[tproxy] tproxy race condition? [RESEND]

Thu, 16 Dec 2004 15:18:54 +0100

  Hi Jim,

2004-12-15, sze keltezéssel 12:09-kor jim@minter.demon.co.uk ezt írta:
> I'm trying to use tproxy to implement a fully transparent layer 7 proxy as
> follows: TCP connections arrive and are REDIRECTed to a single local port.
> A userspace process listen()s on that port, and makes ongoing (transparent)
> connections on new TCP sockets by calling bind(), tproxy setsockopt()s and
> connect().  In general it works well, but I'm having a few issues which I
> think are possibly SMP-related.  I believe I've reduced some of these to a
> simple test case, sources for which are attached.  I'm using Linux kernel
> 2.4.27 and all four patches in cttproxy-2.4.27-2.0.0 patch.  To run the
> test case, you need two machines; I think the 'client' must be SMP.

  OK, so everything in my reply is pure theory, I did not test the
samples (yet).

> The 'server', 10.0.3.2, listens on a single TCP port and has a simple loop
> which accept()s and close()s TCP connections that it receives.
> 
> The SMP 'client', 10.0.3.3, has two processes each connecting to the
> server.  The clients loop through a port range 32768-49152.  They bind() on
> 10.0.3.3, receiving some port from the kernel.  They then assign a
> transparent port in the loop port range on unregistered IP 10.0.3.253, and
> connect() to the server.  (The server has a route set up so that it knows
> to return traffic on 10.0.3.253 to the client box).
> 
> The problem: once in a while, one of the client processes takes 3s to
> connect() to the server.  Then, the resulting TCP connection is NOT
> TRANSPARENT (i.e. 10.0.3.3 is used, not 10.0.3.253).  This can be seen by
> running "tcpdump host 10.0.3.3" on either box.  However, none of the client
> process system calls fail at any point.

  Unfortunately handling errors is the most problematic part of tproxy.
The difficulty lies in the fact that when the setsockopt() calls return,
we have no way of knowing if the not-yet-established connection will
clash with another connection in the conntrack hash or not. This is
because the connection won't be created until the first packet leaves
the machine, which is shortly after you call connect(). If the tproxy
Netfilter hook detects that it cannot apply a NAT mapping, it just drops
the packet (and probably the conntrack entry as well) since it has no
way of notifying the user-space process.

  If you start two client processes, you'll have a good chance of trying
to assign "colliding" foreign addresses. If you set REUSEADDR, tproxy
will allow you to assign the same foreign address more than once, since
you've explicitly requested to do so by setting REUSEADDR (let's assume
you've chosen port x). However, as soon as you try to use them, you'll
experience problems, since the reply tuples of the connections would be
the same. Of course connection tracking won't allow this, so trying to
apply the NAT mapping will fail for one of the client processes. (I
don't know yet why the packets leave the machine with an unmodified
source IP, in theory they should be dropped, or at least NAT-ted to the
wrong source port number...)

> In the case that CONFIG_IP_NF_NAT_NRES is set, at the same time this
> happens, the _other process_ has a -EINVAL failure in
> ip_tproxy_setsockopt_flags(), with corresponding "failed to register NAT
> reservation" error in dmesg.  When CONFIG_IP_NF_NAT_NRES is unset, this
> failure doesn't happen.  But either way, on the _original process_, the
> non-transparent TCP connection happens.

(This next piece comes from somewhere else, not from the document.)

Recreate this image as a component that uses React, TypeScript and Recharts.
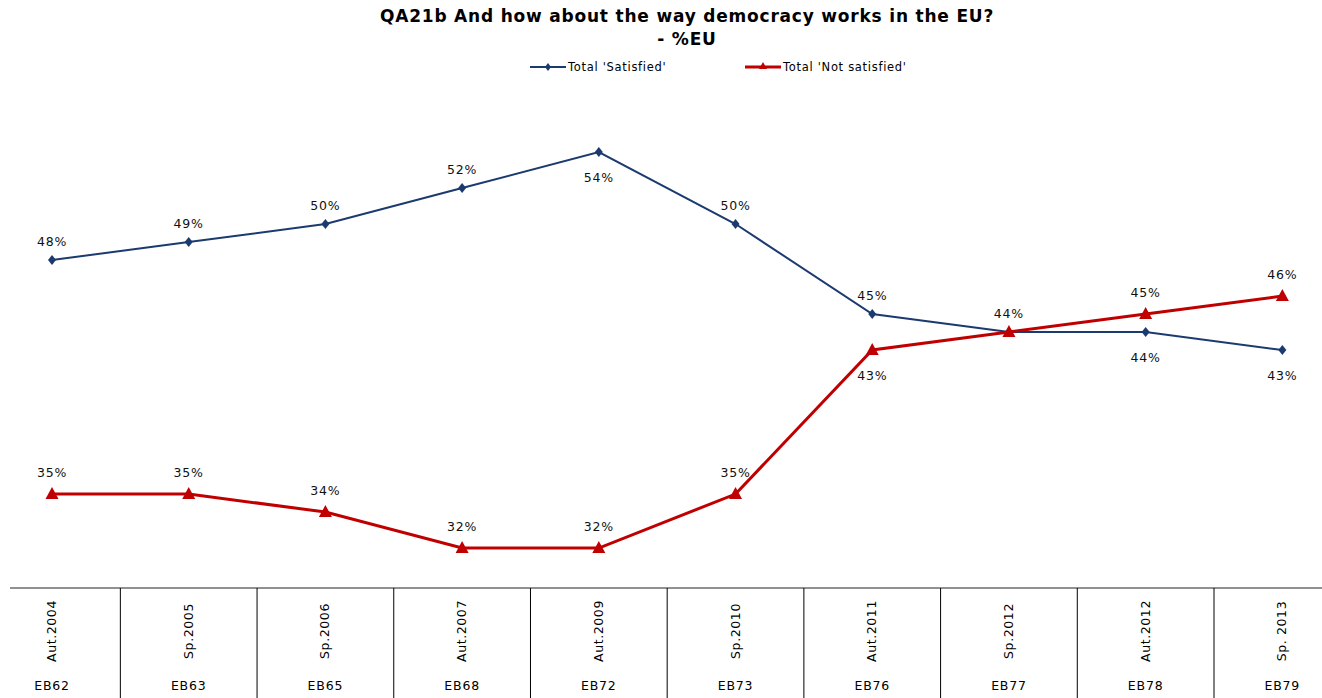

  NAT reservations make it possible for tproxy to fail early. If NAT
reservations are enabled, tproxy registers "reservations" for foreign
addresses to be used later. If such a registration fails, that means
that the foreign address is already reserved for some other connection.
This is why in that case even the setsockopt() call fails. This is good,
since it provides you a way of detecting the error.

> What I believe is happening is as follows: There is evidence in dmesg that
> the first SYN packet of the connect() passes through the LOCAL_OUT iptables
> hooks (I see "ip_tproxy_fn(): new connection, hook=3" and "ip_tproxy_fn():
> new connection, hook=4", but for some reason the packet never actually
> makes it onto the wire.

  Don't you have any kind of errors in the kernel logs when this
happens? Tproxy could drop the packet, but you should get an error
message in that case.

>  I can't see where it goes missing.  But anyway,
> connect() waits 3s and resends the SYN.  This time, as the second packet
> goes through the iptables, for some reason it's not translated.  It makes
> it onto the wire and the rest of the connection proceeds untranslated.

  _This_ is strange... Could you send me a tcpdump capture of that
traffic and the matching tproxy debug output?

> I haven't been able to progress much further debugging this, and wondered
> if you had any ideas?  My principal concern is that the userspace processes
> don't receive an error and have no proper way of telling that the
> connection is going untransparent.  Am I making a stupid mistake somewhere?

  I have a few recommendations:

      * Try to avoid explicitly specifying the foreign (fake) port
        number at all costs. If you assign a foreign port of zero,
        connection tracking will select a free port number when applying
        the NAT mapping. This way you won't have such weird problems.
      * Each and every connection _must_ have unique endpoints. When you
        run two instances of your client, you'll run into a theoretical
        problem as well: sometimes you try to establish two TCP
        connections with exactly the same endpoints. This is clearly
        invalid, and wouldn't be possible without using tproxy, of
        course.

> One other curious thing here: MUST_BE_READ_LOCKED(&ip_tproxy_lock) in
> ip_tproxy_relatedct_add() fails.  Could this be related in any way?

  Not really, that call is completely bogus IMHO. We probably don't need
that check there, I'll remove it.

> Finally, what is the purpose of the new CONFIG_IP_NF_NAT_NRES option?

  See above. :)

-- 
 Regards,
   Krisztian KOVACS